• _What to produce_:
Set down the full listing exactly as given. Any pictures are to be left out.

• _Supplied material_:
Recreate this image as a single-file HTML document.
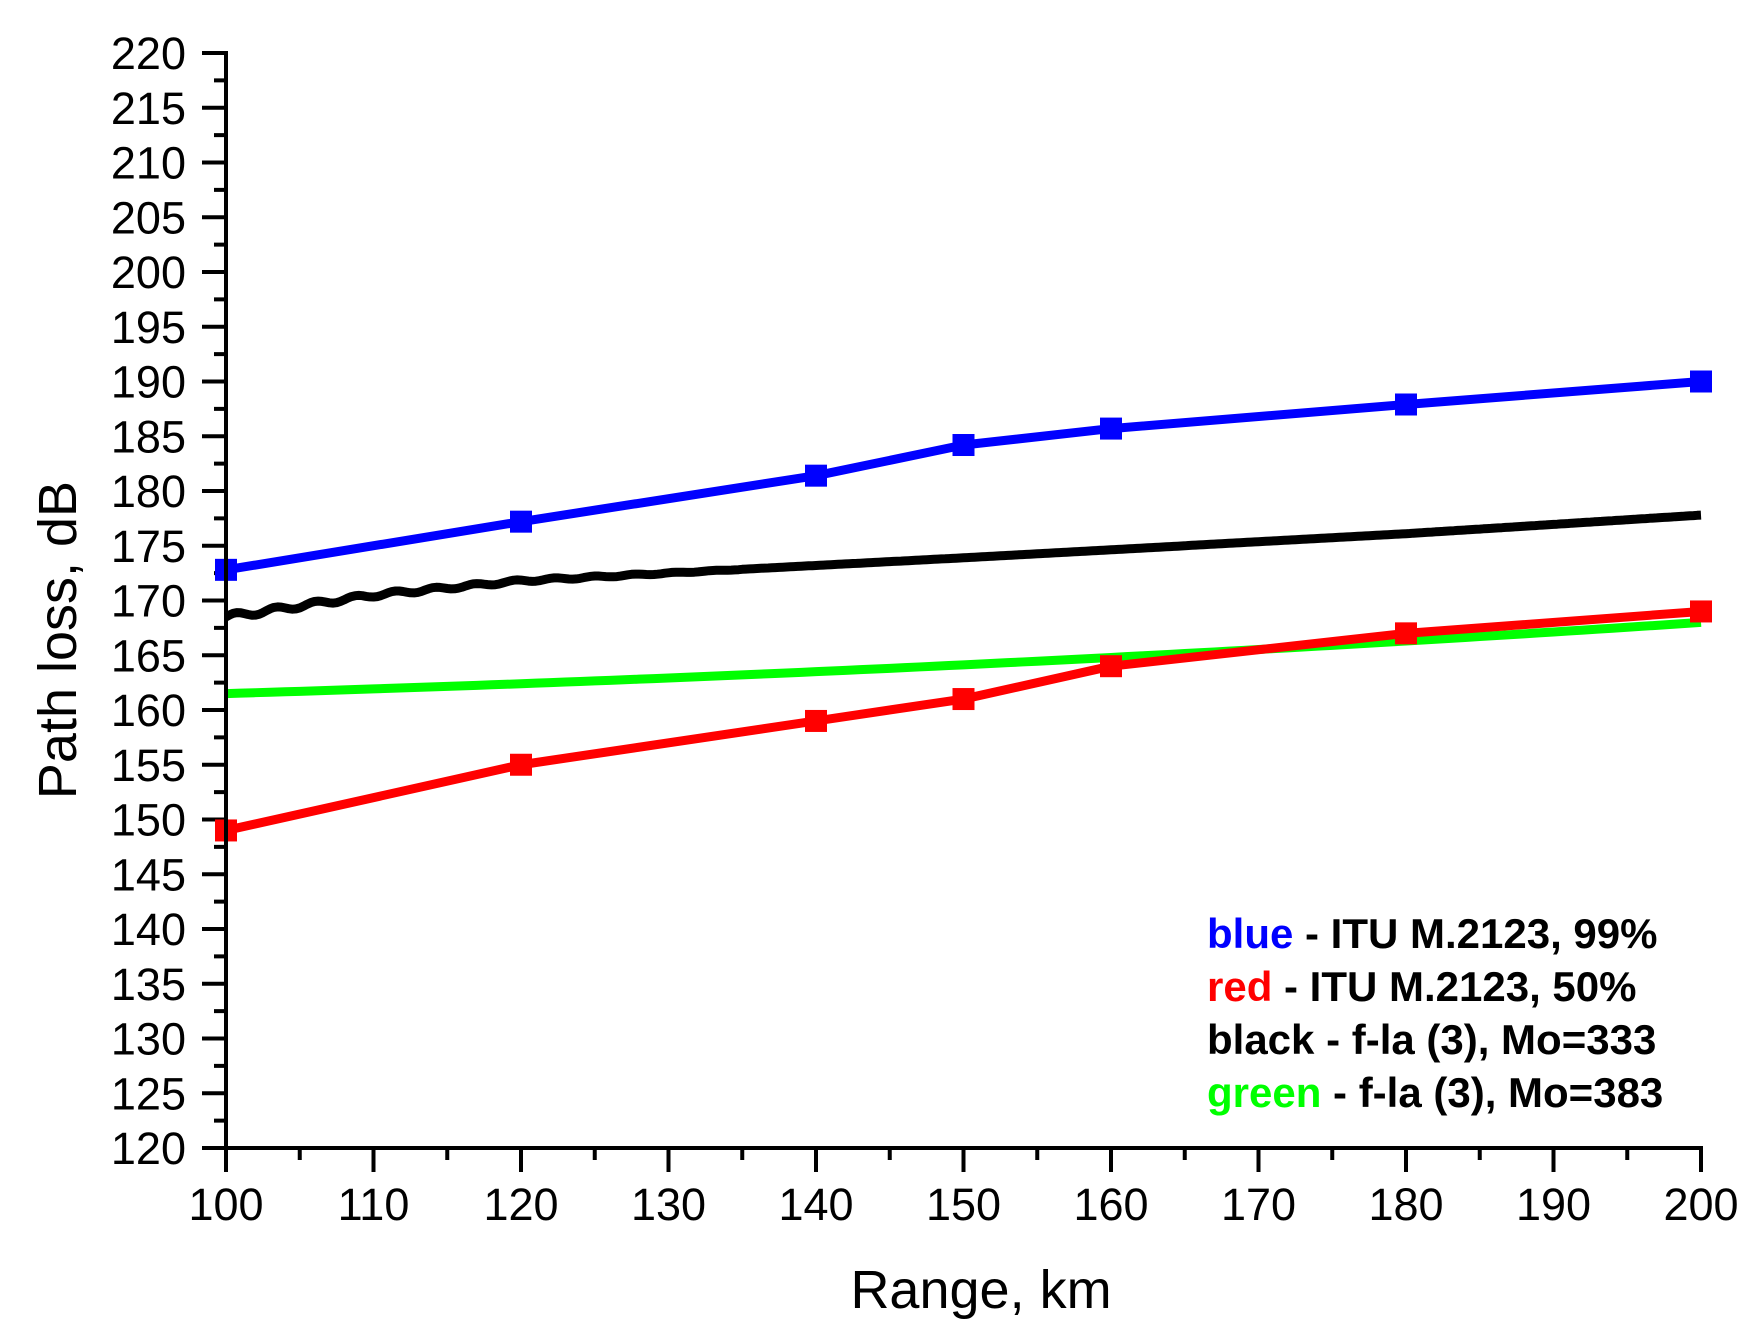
<!DOCTYPE html>
<html><head><meta charset="utf-8"><style>
html,body{margin:0;padding:0;background:#fff;}
svg{display:block;font-family:"Liberation Sans",Arial,sans-serif;}
</style></head><body>
<svg id="s" width="1764" height="1339" viewBox="0 0 1764 1339" xmlns="http://www.w3.org/2000/svg">
<rect width="1764" height="1339" fill="#fff"/>
<g id="ax" stroke="#000" stroke-width="4" fill="none"></g>
<g id="lbl" font-size="45" fill="#000"></g>
<g id="data"></g>
<text x="76" y="640" font-size="54" text-anchor="middle" transform="rotate(-90 76 640)">Path loss, dB</text>
<text x="981" y="1308" font-size="54" text-anchor="middle">Range, km</text>
<g font-size="42" font-weight="bold">
<text x="1207" y="948"><tspan fill="#0000ff">blue</tspan> - ITU M.2123, 99%</text>
<text x="1207" y="1001"><tspan fill="#ff0000">red</tspan> -  ITU M.2123, 50%</text>
<text x="1207" y="1054">black - f-la (3), Mo=333</text>
<text x="1207" y="1107"><tspan fill="#00ff00">green</tspan> - f-la (3), Mo=383</text>
</g>
</svg>
<script>
const X=v=>226+(v-100)*14.75, Y=v=>53+(220-v)*10.95;
const NS="http://www.w3.org/2000/svg";
function el(p,t,a,txt){const e=document.createElementNS(NS,t);for(const k in a)e.setAttribute(k,a[k]);if(txt!==undefined)e.textContent=txt;document.getElementById(p).appendChild(e);return e;}
let d=`M202 ${Y(220)}H226V${Y(120)}H${X(200)}V1172`;
for(let v=120;v<=220;v+=2.5){const y=Y(v);const maj=(v%5===0);d+=`M${maj?202:214} ${y}H226`;if(maj)el("lbl","text",{x:186,y:y+16,"text-anchor":"end"},String(v));}
for(let v=100;v<=200;v+=5){const x=X(v);const maj=(v%10===0);d+=`M${x} 1148V${maj?1172:1160}`;if(maj)el("lbl","text",{x:x,y:1220,"text-anchor":"middle"},String(v));}
el("ax","path",{d:d});
const xs=[100,120,140,150,160,180,200];
const blue=[172.8,177.2,181.4,184.2,185.7,187.9,190.0];
const red=[149,155,159,161,164,167,169];
let g="";for(let v=100;v<=200;v+=1){const val=161.5+(v-100)*0.04+(v-100)*(v-100)*0.00025;g+=(v===100?"M":"L")+X(v)+" "+Y(val);}
el("data","path",{d:g,stroke:"#00ff00","stroke-width":9,fill:"none"});
const kx=[100,110,120,130,150,180,200],ky=[168.5,170.5,171.8,172.5,173.9,176.1,177.8];
function interp(v){for(let i=0;i<kx.length-1;i++){if(v<=kx[i+1]){const t=(v-kx[i])/(kx[i+1]-kx[i]);return ky[i]+t*(ky[i+1]-ky[i]);}}return ky[ky.length-1];}
let b="";for(let v=100;v<=200;v+=0.25){const amp=v<135?0.25*(1-(v-100)/38):0;const w=amp*Math.sin((v-100)/2.7*2*Math.PI);
 b+=(v===100?"M":"L")+X(v).toFixed(1)+" "+Y(interp(v)+w).toFixed(1);}
el("data","path",{d:b,stroke:"#000","stroke-width":9,fill:"none","stroke-linejoin":"round"});
function series(vals,col){let p="";xs.forEach((x,i)=>{p+=(i?"L":"M")+X(x)+" "+Y(vals[i]);});
el("data","path",{d:p,stroke:col,"stroke-width":9,fill:"none","stroke-linejoin":"round"});
xs.forEach((x,i)=>el("data","rect",{x:X(x)-11,y:Y(vals[i])-11,width:22,height:22,fill:col}));}
series(red,"#ff0000");series(blue,"#0000ff");
el("data","path",{d:`M226 ${Y(220)}V1148`,stroke:"#000","stroke-width":4});
</script>
</body></html>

• _Result of this task_:
Recreate this image as a single-file HTML document.
<!DOCTYPE html>
<html><head><meta charset="utf-8"><style>
html,body{margin:0;padding:0;background:#fff;}
svg{display:block;font-family:"Liberation Sans",Arial,sans-serif;}
</style></head><body>
<svg id="s" width="1764" height="1339" viewBox="0 0 1764 1339" xmlns="http://www.w3.org/2000/svg">
<rect width="1764" height="1339" fill="#fff"/>
<g id="ax" stroke="#000" stroke-width="4" fill="none"></g>
<g id="lbl" font-size="45" fill="#000"></g>
<g id="data"></g>
<text x="76" y="640" font-size="54" text-anchor="middle" transform="rotate(-90 76 640)">Path loss, dB</text>
<text x="981" y="1308" font-size="54" text-anchor="middle">Range, km</text>
<g font-size="42" font-weight="bold">
<text x="1207" y="948"><tspan fill="#0000ff">blue</tspan> - ITU M.2123, 99%</text>
<text x="1207" y="1001"><tspan fill="#ff0000">red</tspan> -  ITU M.2123, 50%</text>
<text x="1207" y="1054">black - f-la (3), Mo=333</text>
<text x="1207" y="1107"><tspan fill="#00ff00">green</tspan> - f-la (3), Mo=383</text>
</g>
</svg>
<script>
const X=v=>226+(v-100)*14.75, Y=v=>53+(220-v)*10.95;
const NS="http://www.w3.org/2000/svg";
function el(p,t,a,txt){const e=document.createElementNS(NS,t);for(const k in a)e.setAttribute(k,a[k]);if(txt!==undefined)e.textContent=txt;document.getElementById(p).appendChild(e);return e;}
let d=`M202 ${Y(220)}H226V${Y(120)}H${X(200)}V1172`;
for(let v=120;v<=220;v+=2.5){const y=Y(v);const maj=(v%5===0);d+=`M${maj?202:214} ${y}H226`;if(maj)el("lbl","text",{x:186,y:y+16,"text-anchor":"end"},String(v));}
for(let v=100;v<=200;v+=5){const x=X(v);const maj=(v%10===0);d+=`M${x} 1148V${maj?1172:1160}`;if(maj)el("lbl","text",{x:x,y:1220,"text-anchor":"middle"},String(v));}
el("ax","path",{d:d});
const xs=[100,120,140,150,160,180,200];
const blue=[172.8,177.2,181.4,184.2,185.7,187.9,190.0];
const red=[149,155,159,161,164,167,169];
let g="";for(let v=100;v<=200;v+=1){const val=161.5+(v-100)*0.04+(v-100)*(v-100)*0.00025;g+=(v===100?"M":"L")+X(v)+" "+Y(val);}
el("data","path",{d:g,stroke:"#00ff00","stroke-width":9,fill:"none"});
const kx=[100,110,120,130,150,180,200],ky=[168.5,170.5,171.8,172.5,173.9,176.1,177.8];
function interp(v){for(let i=0;i<kx.length-1;i++){if(v<=kx[i+1]){const t=(v-kx[i])/(kx[i+1]-kx[i]);return ky[i]+t*(ky[i+1]-ky[i]);}}return ky[ky.length-1];}
let b="";for(let v=100;v<=200;v+=0.25){const amp=v<135?0.25*(1-(v-100)/38):0;const w=amp*Math.sin((v-100)/2.7*2*Math.PI);
 b+=(v===100?"M":"L")+X(v).toFixed(1)+" "+Y(interp(v)+w).toFixed(1);}
el("data","path",{d:b,stroke:"#000","stroke-width":9,fill:"none","stroke-linejoin":"round"});
function series(vals,col){let p="";xs.forEach((x,i)=>{p+=(i?"L":"M")+X(x)+" "+Y(vals[i]);});
el("data","path",{d:p,stroke:col,"stroke-width":9,fill:"none","stroke-linejoin":"round"});
xs.forEach((x,i)=>el("data","rect",{x:X(x)-11,y:Y(vals[i])-11,width:22,height:22,fill:col}));}
series(red,"#ff0000");series(blue,"#0000ff");
el("data","path",{d:`M226 ${Y(220)}V1148`,stroke:"#000","stroke-width":4});
</script>
</body></html>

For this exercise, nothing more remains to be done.